Jaromar was born around 1267 as a son of Prince Vitslav II of Rügen. He was first mentioned in the records on 15 April 1280 as a scholaris. Later he was recorded as the archdeacon at St Nicholas's Church in Stralsund.

After Bishop Hermann of Gleichen, who died in early 1289, had strengthened the independence of the Bishopric of Cammin by political means, the Pomeranian dukes sought to bind the bishopric ever more tightly to themselves. Under their influence Jaromar, whose sister was Margaret, wife of Duke Bogislav IV, was elected as Hermann's successor in 1289 by the cathedral chapter of Cammin. In a bull by Pope Nicholas IV of 7 October 1289 he was confirmed as the chosen bishop. In spite of his close ties to the Pomeranian princes, Jaromar had the estates of the bishopric confirmed by the Margrave of Brandenburg.
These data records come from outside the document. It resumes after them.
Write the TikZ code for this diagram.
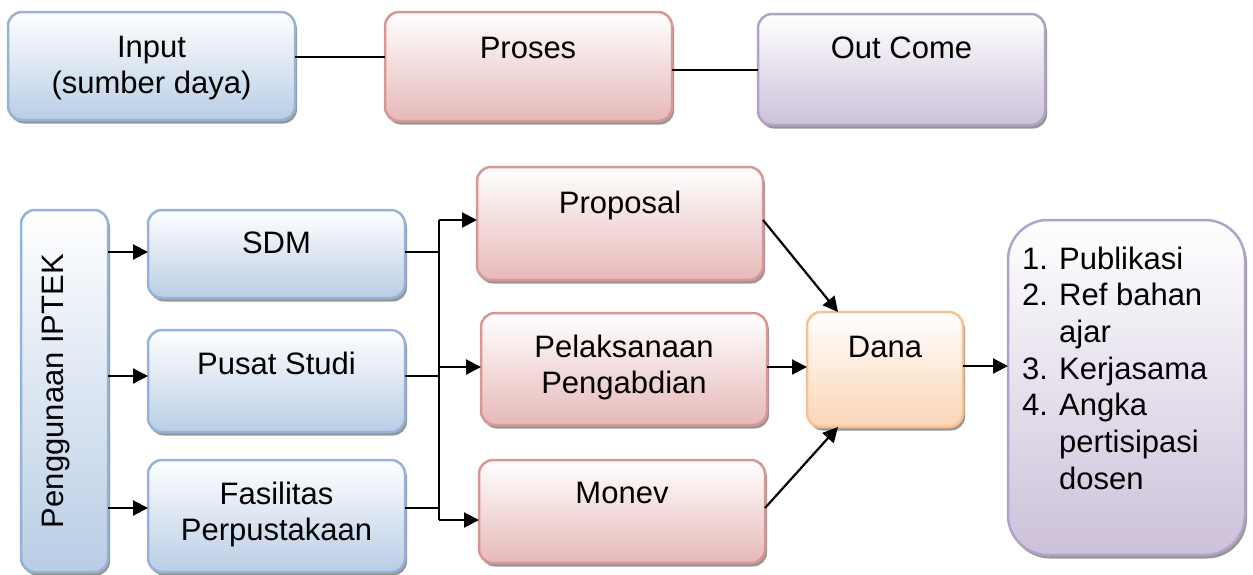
\documentclass[tikz,border=0pt]{standalone}
\usepackage{fontspec}
\setmainfont{Liberation Sans}
\usetikzlibrary{arrows.meta,shadows}
\definecolor{bluebd}{RGB}{149,179,215}
\definecolor{bluebot}{RGB}{185,205,229}
\definecolor{redbd}{RGB}{217,150,148}
\definecolor{redbot}{RGB}{230,185,184}
\definecolor{purbd}{RGB}{179,162,199}
\definecolor{purbot}{RGB}{204,193,218}
\definecolor{orbd}{RGB}{250,192,144}
\definecolor{orbot}{RGB}{252,213,181}
\definecolor{shadowgray}{RGB}{150,150,150}
\tikzset{
  box/.style={draw, line width=2.5pt, rounded corners=14pt, inner sep=0pt, outer sep=0pt,
    drop shadow={shadow xshift=2pt, shadow yshift=-3.5pt, fill=shadowgray, opacity=1}},
  bluebox/.style={box, draw=bluebd, top color=white, bottom color=bluebot},
  redbox/.style={box, draw=redbd, top color=white, bottom color=redbot},
  purbox/.style={box, draw=purbd, top color=white, bottom color=purbot},
  orbox/.style={box, draw=orbd, top color=white, bottom color=orbot},
  txt/.style={font=\fontsize{31}{36.7}\selectfont, inner sep=0pt, anchor=base},
  conn/.style={line width=2.2pt, black},
  arr/.style={conn, -{Triangle[length=15pt,width=15pt]}},
}
\begin{document}
\begin{tikzpicture}[x=1pt,y=-1pt]
\useasboundingbox (0,0) rectangle (1253,574);
% top row
\node[bluebox, minimum width=287pt, minimum height=108pt] (input) at (151.5,66) {};
\node[redbox, minimum width=287pt, minimum height=109pt] (proses) at (528.5,66.5) {};
\node[purbox, minimum width=287pt, minimum height=111pt] (outcome) at (901.5,69.5) {};
\node[txt] (inputT) at (151.5,57) {\begin{tabular}[t]{@{}c@{}}Input\\(sumber daya)\end{tabular}};
\node[txt] (prosesT) at (528,58) {Proses};
\node[txt] (outcomeT) at (901.5,58) {Out Come};
\draw[conn] (input.east|-0,57) -- (proses.west|-0,57);
\draw[conn] (proses.east|-0,70) -- (outcome.west|-0,70);
% bottom
\node[bluebox, minimum width=87pt, minimum height=362pt] (peng) at (64.5,391) {};
\node[txt, anchor=center, rotate=90] (pengT) at (56,391) {Penggunaan IPTEK};
\node[bluebox, minimum width=257pt, minimum height=88pt] (sdm) at (276.5,254) {};
\node[bluebox, minimum width=257pt, minimum height=102pt] (pusat) at (276.5,381) {};
\node[bluebox, minimum width=257pt, minimum height=112pt] (fas) at (276.5,516) {};
\node[txt] (sdmT) at (276.5,253) {SDM};
\node[txt] (pusatT) at (276.5,374) {Pusat Studi};
\node[txt] (fasT) at (276.5,504) {\begin{tabular}[t]{@{}c@{}}Fasilitas\\Perpustakaan\end{tabular}};
\node[redbox, minimum width=286pt, minimum height=113pt] (proposal) at (620,223.5) {};
\node[redbox, minimum width=286pt, minimum height=112pt] (pelak) at (624,369) {};
\node[redbox, minimum width=286pt, minimum height=103pt] (monev) at (622,511.5) {};
\node[txt] (proposalT) at (620,213) {Proposal};
\node[txt] (pelakT) at (624,357) {\begin{tabular}[t]{@{}c@{}}Pelaksanaan\\Pengabdian\end{tabular}};
\node[txt] (monevT) at (622,503) {Monev};
\node[orbox, minimum width=156pt, minimum height=115pt] (dana) at (885,369.5) {};
\node[txt] (danaT) at (885,357) {Dana};
\node[purbox, rounded corners=40pt, minimum width=237pt, minimum height=335pt] (hasil) at (1126.5,387.5) {};
\node[txt, anchor=base west] (hasilT) at (1022,269) {\begin{tabular}[t]{@{}p{37pt}@{}l@{}}1.&Publikasi\\2.&Ref bahan\\&ajar\\3.&Kerjasama\\4.&Angka\\&pertisipasi\\&dosen\end{tabular}};
% connectors
\draw[arr] (peng.east|-0,252) -- (sdm.west|-0,252);
\draw[arr] (peng.east|-0,376) -- (pusat.west|-0,376);
\draw[arr] (peng.east|-0,508) -- (fas.west|-0,508);
\coordinate (btop) at (439,220);
\coordinate (bmid) at (439,367);
\coordinate (bbot) at (439,520);
\draw[conn] (sdm.east|-0,252) -- (btop|-0,252);
\draw[conn] (pusat.east|-0,376) -- (btop|-0,376);
\draw[conn] (fas.east|-0,508) -- (btop|-0,508);
\draw[conn] (btop) -- (bbot);
\draw[arr] (btop) -- (proposal.west|-btop);
\draw[arr] (bmid) -- (pelak.west|-bmid);
\draw[arr] (bbot) -- (monev.west|-bbot);
\draw[arr] (proposal.east|-0,220) -- (dana.north-|838,0);
\draw[arr] (pelak.east|-0,367) -- (dana.west|-0,367);
\draw[arr] (monev.east|-0,508) -- (dana.south-|838,0);
\draw[arr] (dana.east|-0,366) -- (hasil.west|-0,366);
\end{tikzpicture}
\end{document}
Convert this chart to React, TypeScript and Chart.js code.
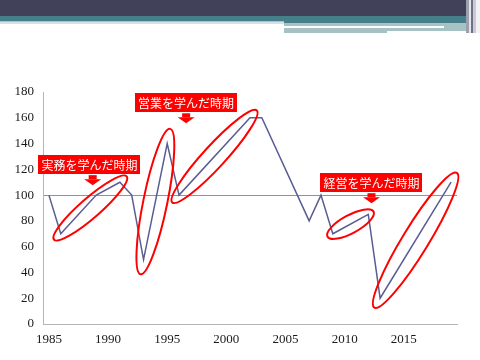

Jaromar died around 1294 before he could be consecrated and was laid to rest in Cammin Cathedral. The man elected as his successor by the chapter, cathedral curator (Domkustos) Vitslav, was not confirmed by the Pope.

== Sources ==
- Martin Wehrmann: Geschichte von Pommern. Vol. 1, Weltbild Verlag 1992, reprint of the editions of 1919 and 1921, ISBN 3-89350-112-6, p. 122ff.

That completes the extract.